# Greatest War Films - Battle of Britain



## Royzee617 (May 17, 2005)

Should have been in the Top 10 IMHO. I got the new DVD version and the commentary is worth the cover price alone.


----------



## cheddar cheese (May 17, 2005)

BoB is a great film, Although I think the Top 10 wa worthy. (Actually, Zulu should have buggered off...)


----------



## FLYBOYJ (May 17, 2005)

I believe the B of B was one of, if not the best aviation film ever made, based on authenticity, accuracy, and accountability. (wow i sound like a film critic!)


----------



## cheddar cheese (May 17, 2005)

Yeah it really was a great film.


----------



## Blitzkrieg Bop (May 17, 2005)

Best film ever!


----------



## cheddar cheese (May 17, 2005)

Not as good as Apocalypse Now...


----------



## Royzee617 (May 17, 2005)

Oh dear, let's not have any argument slike last time.

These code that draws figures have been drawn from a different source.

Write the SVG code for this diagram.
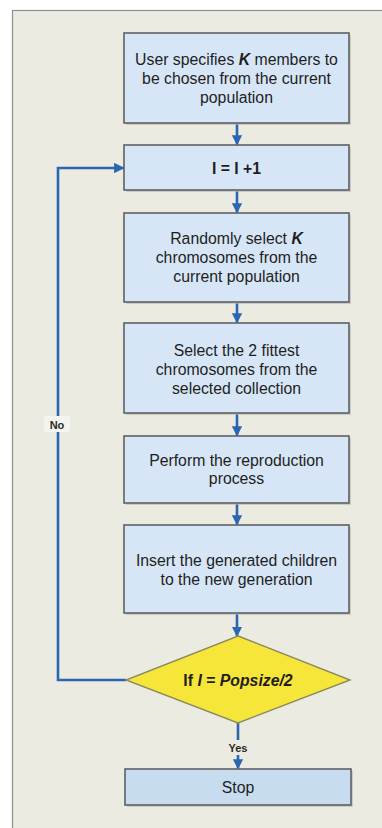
<svg xmlns="http://www.w3.org/2000/svg" width="382" height="828" viewBox="0 0 382 828">
  <style>
    .box { fill: #d6e6f6; stroke: #5e6164; stroke-width: 1.6; }
    .stop { fill: #c8dcef; stroke: #5e6164; stroke-width: 1.6; }
    .shadow { fill: #b8b8ae; opacity: 0.6; }
    .txt { font-family: "Liberation Sans", Arial, sans-serif; font-size: 15.8px; fill: #1e1e1e; text-anchor: middle; }
    .bold { font-weight: bold; }
    .lbl { font-family: "Liberation Sans", Arial, sans-serif; font-size: 11px; font-weight: bold; fill: #2a2a2a; text-anchor: middle; }
    .flow { stroke: #2a66b2; stroke-width: 2.6; fill: none; }
  </style>
  <defs>
    <marker id="arrow" viewBox="0 0 10 10" refX="9" refY="5" markerWidth="4" markerHeight="4" orient="auto" markerUnits="strokeWidth">
      <path d="M0,0 L10,5 L0,10 z" fill="#2a66b2"/>
    </marker>
  </defs>

  <!-- page background and panel -->
  <rect x="0" y="0" width="382" height="828" fill="#ffffff"/>
  <rect x="12.5" y="10.5" width="380" height="830" fill="#ebebe1" stroke="#8e8e88" stroke-width="1.2"/>

  <!-- connectors -->
  <g id="connectors">
    <line class="flow" x1="237" y1="124" x2="237" y2="144.5" marker-end="url(#arrow)"/>
    <line class="flow" x1="237" y1="191" x2="237" y2="212.5" marker-end="url(#arrow)"/>
    <line class="flow" x1="237" y1="303" x2="237" y2="322.5" marker-end="url(#arrow)"/>
    <line class="flow" x1="237" y1="414" x2="237" y2="435.5" marker-end="url(#arrow)"/>
    <line class="flow" x1="237" y1="504" x2="237" y2="524.5" marker-end="url(#arrow)"/>
    <line class="flow" x1="237" y1="614" x2="237" y2="636" marker-end="url(#arrow)"/>
    <line class="flow" x1="238" y1="723" x2="238" y2="768.5" marker-end="url(#arrow)"/>
    <polyline class="flow" points="126,680 58,680 58,168 123.5,168" marker-end="url(#arrow)"/>
    <rect x="44" y="416" width="26" height="16" fill="#f4f4ee"/>
    <text class="lbl" x="57" y="429">No</text>
    <rect x="224" y="740" width="28" height="15" fill="#ebebe1"/>
    <text class="lbl" x="238" y="752">Yes</text>
  </g>

  <g id="n1">
    <rect class="shadow" x="126" y="35" width="225" height="90"/>
    <rect class="box" x="124" y="33" width="225" height="90"/>
    <text class="txt" x="236.5" y="65">User specifies <tspan font-weight="bold" font-style="italic">K</tspan> members to</text>
    <text class="txt" x="236.5" y="84">be chosen from the current</text>
    <text class="txt" x="236.5" y="102.5">population</text>
  </g>

  <g id="n2">
    <rect class="shadow" x="126" y="147" width="225" height="45"/>
    <rect class="box" x="124" y="145" width="225" height="45"/>
    <text class="txt bold" x="236.5" y="173.5">I = I +1</text>
  </g>

  <g id="n3">
    <rect class="shadow" x="126" y="215" width="225" height="89"/>
    <rect class="box" x="124" y="213" width="225" height="89"/>
    <text class="txt" x="236.5" y="244">Randomly select <tspan font-weight="bold" font-style="italic">K</tspan></text>
    <text class="txt" x="236.5" y="263">chromosomes from the</text>
    <text class="txt" x="236.5" y="282">current population</text>
  </g>

  <g id="n4">
    <rect class="shadow" x="126" y="325" width="225" height="90"/>
    <rect class="box" x="124" y="323" width="225" height="90"/>
    <text class="txt" x="236.5" y="355.5">Select the 2 fittest</text>
    <text class="txt" x="236.5" y="375">chromosomes from the</text>
    <text class="txt" x="236.5" y="394">selected collection</text>
  </g>

  <g id="n5">
    <rect class="shadow" x="126" y="438" width="225" height="67"/>
    <rect class="box" x="124" y="436" width="225" height="67"/>
    <text class="txt" x="236.5" y="465.5">Perform the reproduction</text>
    <text class="txt" x="236.5" y="484">process</text>
  </g>

  <g id="n6">
    <rect class="shadow" x="126" y="527" width="225" height="88"/>
    <rect class="box" x="124" y="525" width="225" height="88"/>
    <text class="txt" x="236.5" y="565.5">Insert the generated children</text>
    <text class="txt" x="236.5" y="584.5">to the new generation</text>
  </g>

  <g id="n7">
    <polygon points="238,636 350,680 238,723 126,680" fill="#f7e63a" stroke="#8c8a60" stroke-width="1.4"/>
    <text class="txt bold" x="238" y="685.5">If <tspan font-style="italic">I</tspan> = <tspan font-style="italic">Popsize/2</tspan></text>
  </g>

  <g id="n8">
    <rect class="shadow" x="127" y="771" width="226" height="36"/>
    <rect class="stop" x="125" y="769" width="226" height="36"/>
    <text class="txt" x="238" y="792.5">Stop</text>
  </g>
</svg>
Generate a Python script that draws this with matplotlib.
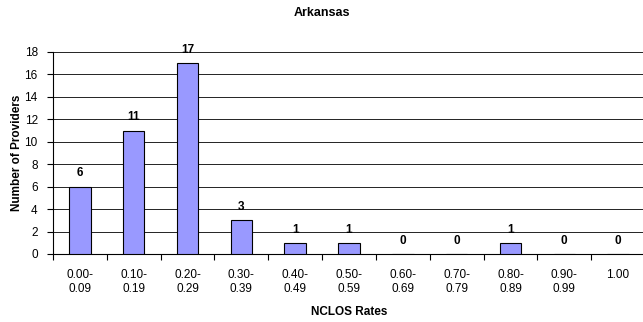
import matplotlib
matplotlib.use("Agg")
import matplotlib.pyplot as plt
import numpy as np

plt.rcParams['font.family'] = ['Liberation Sans', 'DejaVu Sans']

categories = ["0.00-\n0.09", "0.10-\n0.19", "0.20-\n0.29", "0.30-\n0.39", "0.40-\n0.49",
              "0.50-\n0.59", "0.60-\n0.69", "0.70-\n0.79", "0.80-\n0.89", "0.90-\n0.99", "1.00"]
providers = [6, 11, 17, 3, 1, 1, 0, 0, 1, 0, 0]
y_ticks = [0, 2, 4, 6, 8, 10, 12, 14, 16, 18]

fs = 8.5

fig = plt.figure(figsize=(6.43, 3.22), dpi=100)
ax = fig.add_axes([53/643, 1 - 254/322, 592/643, 202/322])

x = np.arange(len(categories))
ax.bar(x, providers, width=0.4, color='#9999FF', edgecolor='black', linewidth=0.8, zorder=3)

for xi, v in zip(x, providers):
    ax.annotate(str(v), (xi, v), xytext=(0, 9.5), textcoords='offset points',
                ha='center', va='center', fontsize=fs, fontweight='bold')

ax.set_xlim(-0.5, len(categories) - 0.5)
ax.set_ylim(0, 18)
ax.set_yticks(y_ticks)
ax.yaxis.grid(True, color='black', linewidth=0.6, zorder=0)
ax.set_axisbelow(True)

ax.set_xticks(x)
ax.set_xticklabels(categories, fontsize=fs)
ax.set_xticks(np.arange(-0.5, len(categories), 1), minor=True)
ax.tick_params(axis='x', which='major', length=0, pad=11)
ax.tick_params(axis='x', which='minor', length=4, width=0.8, direction='out')
ax.tick_params(axis='y', length=4, width=0.8, direction='out', labelsize=fs, pad=7)

for s in ['top', 'right']:
    ax.spines[s].set_visible(False)
ax.spines['left'].set_linewidth(0.8)
ax.spines['bottom'].set_linewidth(0.8)

ax.set_ylabel("Number of Providers", fontsize=fs, fontweight='bold', labelpad=1)
ax.set_xlabel("NCLOS Rates", fontsize=fs, fontweight='bold', labelpad=8)
fig.text(0.5, 1 - 13/322, "Arkansas", ha='center', va='center', fontsize=9, fontweight='bold')

fig.savefig("out.png", dpi=100)
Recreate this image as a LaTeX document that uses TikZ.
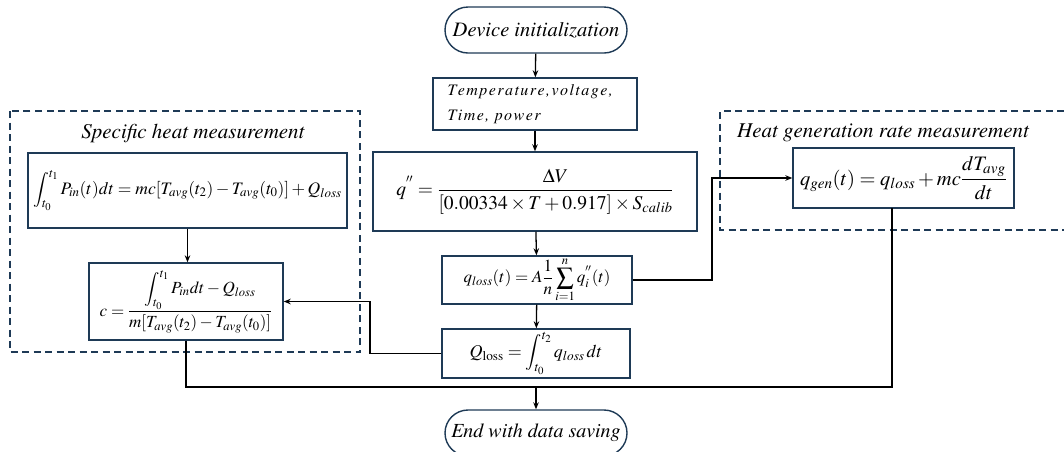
\documentclass[tikz,border=0pt]{standalone}
\usepackage{amsmath}
\usepackage{mathptmx}
\usepackage[no-math]{fontspec}
\setmainfont{Liberation Serif}
\newcommand\tmsit{\usefont{OT1}{ptm}{m}{it}}
\makeatletter
\newcommand\lsp[1]{\@tfor\lspx:=#1\do{\lspx\kern1.45pt}}
\makeatother
\usetikzlibrary{arrows.meta,shapes.misc}
\definecolor{navy}{HTML}{1E3A56}
\begin{document}
\begin{tikzpicture}[x=1pt,y=-1pt,
  box/.style={draw=navy, line width=1.4pt, inner sep=0pt, fill=white},
  term/.style={rounded rectangle, draw=navy, line width=1.4pt, inner sep=0pt,
     minimum width=182pt, minimum height=46pt, font=\fontsize{20.5}{24}\tmsit},
  grp/.style={draw=navy, line width=1.4pt, dash pattern=on 7pt off 4.5pt},
  ttl/.style={font=\fontsize{21}{25}\tmsit},
  eq/.style={font=\fontsize{18}{22}\selectfont},
  conn/.style={draw=black, line width=1.3pt},
  arr/.style={conn, -{Stealth[length=7pt,width=5.5pt]}}]
\useasboundingbox (0,0) rectangle (1064,451);

% group frames
\draw[grp] (10,111) rectangle (360,352);
\draw[grp] (1064,111) -- (720,111) -- (720,230) -- (1064,230);
\node[ttl] (t1) at (193,133) {Specific heat measurement};
\node[ttl] (t2) at (883,133) {Heat generation rate measurement};

% main column
\node[term] (init) at (536,30) {Device initialization};
\node[box, minimum width=204pt, minimum height=52pt] (temp) at (535,104) {};
\node[anchor=west, align=left, font=\fontsize{16}{25}\tmsit] (ttxt) at (444,104)
  {\lsp{Temperature,voltage,}\\\lsp{Time,}\ \lsp{power}};
\node[box, minimum width=324pt, minimum height=79pt, font=\fontsize{19.5}{23}\selectfont] (qpp) at (535,191.5)
  {$\displaystyle q^{''}=\frac{\Delta V}{[0.00334\times T+0.917]\times S_{calib}}$};
\node[box, minimum width=190pt, minimum height=48pt, font=\fontsize{17}{20}\selectfont] (ql) at (537,280)
  {$\displaystyle q_{loss}(t)=A\frac{1}{n}\sum_{i=1}^{n}q_i^{''}(t)$};
\node[box, minimum width=188pt, minimum height=49pt, eq] (Ql) at (536,353.5)
  {$\displaystyle Q_{\mathrm{loss}}=\int_{t_0}^{t_2}q_{loss}\,dt$};
\node[term, font=\fontsize{20}{24}\tmsit] (end) at (536,433) {End with data saving};

% left group
\node[box, minimum width=319pt, minimum height=75pt, font=\fontsize{17.5}{21}\selectfont] (int) at (187.5,190.5)
  {$\displaystyle \int_{t_0}^{t_1}P_{in}(t)dt=mc[T_{avg}(t_2)-T_{avg}(t_0)]+Q_{loss}$};
\node[box, minimum width=194pt, minimum height=77pt, font=\fontsize{17}{20}\selectfont] (c) at (186,301.5)
  {$\displaystyle c=\frac{\displaystyle\int_{t_0}^{t_1}P_{in}dt-Q_{loss}}{m[T_{avg}(t_2)-T_{avg}(t_0)]}$};

% right group
\node[box, minimum width=221pt, minimum height=60pt, font=\fontsize{20.5}{24}\selectfont] (qg) at (903.5,178)
  {$\displaystyle q_{gen}(t)=q_{loss}+mc\frac{dT_{avg}}{dt}$};

% connectors
\draw[arr] (init) -- (temp);
\draw[arr] (temp) -- (qpp);
\draw[arr] (qpp) -- (ql);
\draw[arr] (ql) -- (Ql);
\draw[arr] (int.south) -- (int.south |- c.north);
\coordinate (r1) at (712,280);
\draw[arr] (ql.east) -- (r1) |- (qg.west);
\coordinate (l1) at (370,353.5);
\draw[arr] (Ql.west) -- (l1) |- (c.east);
\coordinate (jn) at (536,387);
\coordinate (qgb) at (892,208);
\draw[conn] (c.south) |- (jn);
\draw[conn] (qgb) |- (jn);
\draw[arr] (jn) -- (end.north);
\end{tikzpicture}
\end{document}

Please. Rankings like this drive me crazy as I always disagree. It is all a matter of personal opinion and largely worthless because we will never agree.


----------



## Blitzkrieg Bop (May 17, 2005)

Theire just healthy discussions!!


----------



## Nonskimmer (May 17, 2005)

Blitzkrieg Bop said:


> Theire just healthy discussions!!


Absolutely. And I've always thought 'The Battle of Britain' was one of the best, too.


----------



## Blitzkrieg Bop (May 17, 2005)




----------



## Royzee617 (May 18, 2005)

Healthy? Get out and get some fresh air!


----------



## Blitzkrieg Bop (May 18, 2005)

Ok.. Think i was a bit too heated.. Srry guys.


----------